Il giudice distrettuale Zafar Iqbal ha annullato ieri i mandati di arresto a carico del presidente del Tehreek-e-Insaf (Pti) Imran Khan nel caso Toshakhana per cui doveva essere incriminato e gli ha concesso di tornare a casa dopo aver segnalato la sua presenza fuori dal complesso giudiziario di Islamabad.

Questo in sintesi il resoconto di una giornata di apparente ordinaria procedura giudiziaria pachistana dove un imputato si reca in tribunale per un’udienza che poi viene rinviata.

MA LA STORIA che da mesi è in ballo tra il presidente del Pti, già premier sfiduciato dal parlamento e personaggio in cima ai gradimenti popolari, è qualcosa di più che un’ordinaria vicenda di avvocati, mandati, giudici e udienze.

Anche perché ogni volta che il giorno di una qualsiasi udienza si avvicina scoppia il finimondo com’è successo anche ieri davanti alla corte di Islamabad. Finimondo tra suoi seguaci e la polizia che si è ripetuto davanti alla sua casa di Lahore dove, dopo la sua partenza per Islamabad, la polizia ha fatto un’incursione per perquisirla e si è scontrata con chi era rimasto a difenderla.

MA NELLA VICENDA, dove è abbastanza chiaro che Khan si fa beffe dei tribunali dei quali non ha evidentemente alcuna fiducia, giudici e politici, poliziotti e soldati ce la mettono tutta per fare di Imran un capro espiatorio e la vittima di quel complotto ai suoi danni che lui ha sempre denunciato e che, nelle sue parole, è stato ordito da gente che non solo lo vuole fuori dall’agone politico: lo vuole morto. Ma cominciamo dal caso in questione.

Il termine Toshakhana indica un dipartimento di proprietà del governo pachistano e un insieme di disposizioni che regolano la proprietà, la conservazione o la possibile alienazione dei doni ricevuti da membri del parlamento, ministri, presidente e primo ministro.

Imran è accusato di aver ignorato le regole (che spesso consentono di acquisire i regali per pochi spiccioli) e dunque di appropriazione indebita. Le sue cause giudiziarie non si fermano lì: riguardano anche le ingiurie a una magistrata e persino la violazione delle leggi sul terrorismo.

Il sapore «politico» delle accuse è così evidente – né il rimpallo con la politica fa uscir bene l’indipendenza delle toghe pachistane – che sul caos è intervenuto persino Zalmay Khalilzad, il potente ex inviato americano in Afghanistan: ha consigliato al governo di non aggiungere benzina sul fuoco aggravando la crisi politica che imperversa.

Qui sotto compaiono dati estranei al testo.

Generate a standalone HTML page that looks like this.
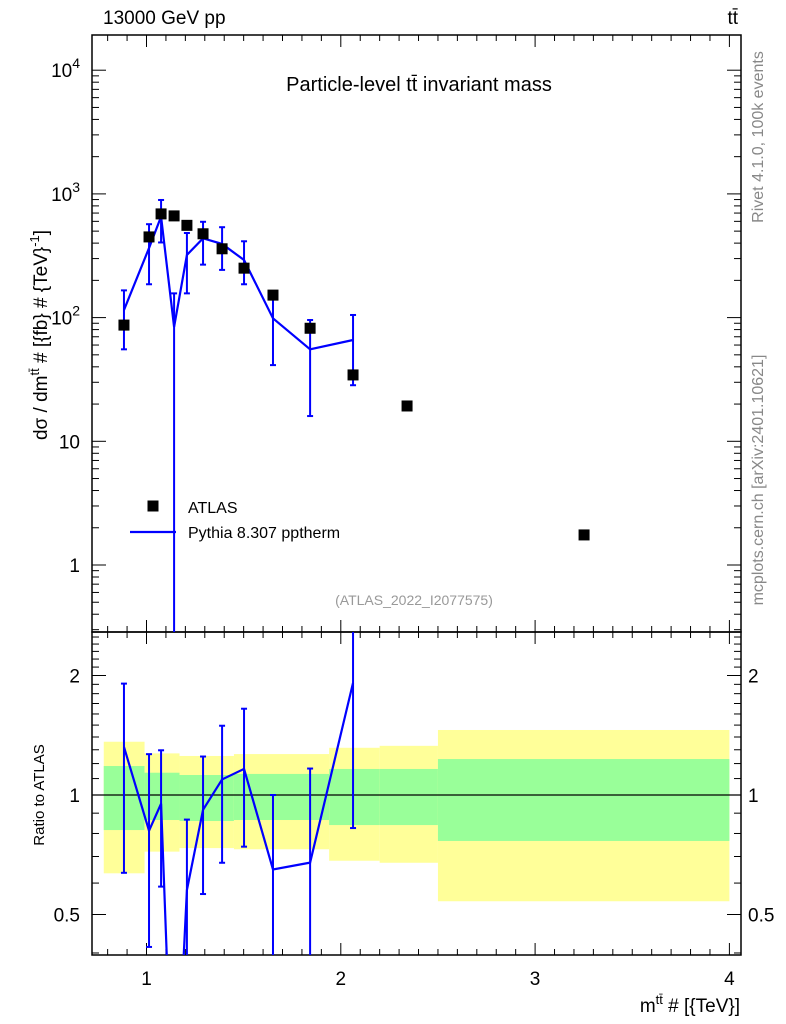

LA SETTIMANA di fuoco inizia martedì scorso quando la polizia di Lahore cerca di arrestare Imran Khan, per il quale c’è un mandato in nome del fatto che non si è mai presentato in tribunale e le eccezioni dei suoi avvocati, che bombardano di contestazioni tutte le sedi giudiziarie che si occupano dell’ex premier, sono state tutte rigettate.

Gli agenti però si trovano davanti una barriera umana e l’arresto mercoledì viene sospeso. Lo stallo si risolve venerdì quando il tribunale della capitale concede la garanzia che Imran non sarà arrestato sempre che sabato si presenti in tribunale.

Alla fine Khan si presenta ieri a Islamabad ma con un codazzo di supporter che se la deve vedere con 4mila agenti schierati per impedire nuovi tafferugli. Che si ripetono davanti al tribunale.

«La situazione così com’è, l’udienza e la comparizione non possono procedere», ha detto alla fine il giudice Zafar Iqbal riferendosi agli incidenti tra polizia e seguaci di Khan fuori dal tribunale. E la partita la vince Imran: sia perché il giudice è costretto ad ammettere la sua presenza sia perché annulla gli ordini di arresto. Prossima udienza il 30 marzo.

LA VINCE ANCHE a Lahore: appena dopo la sua partenza, la polizia si dirige alla sua residenza e sfonda il cancello d’ingresso per potervi accedere. Ma un altro manipolo di sostenitori fa muro e si assiste all’ennesima battaglia mentre il capo del Tehreek-e-Insaf condanna il raid effettuato con sua moglie «sola a casa». Altro colpo a effetto del giocatore di cricket prestato alla politica.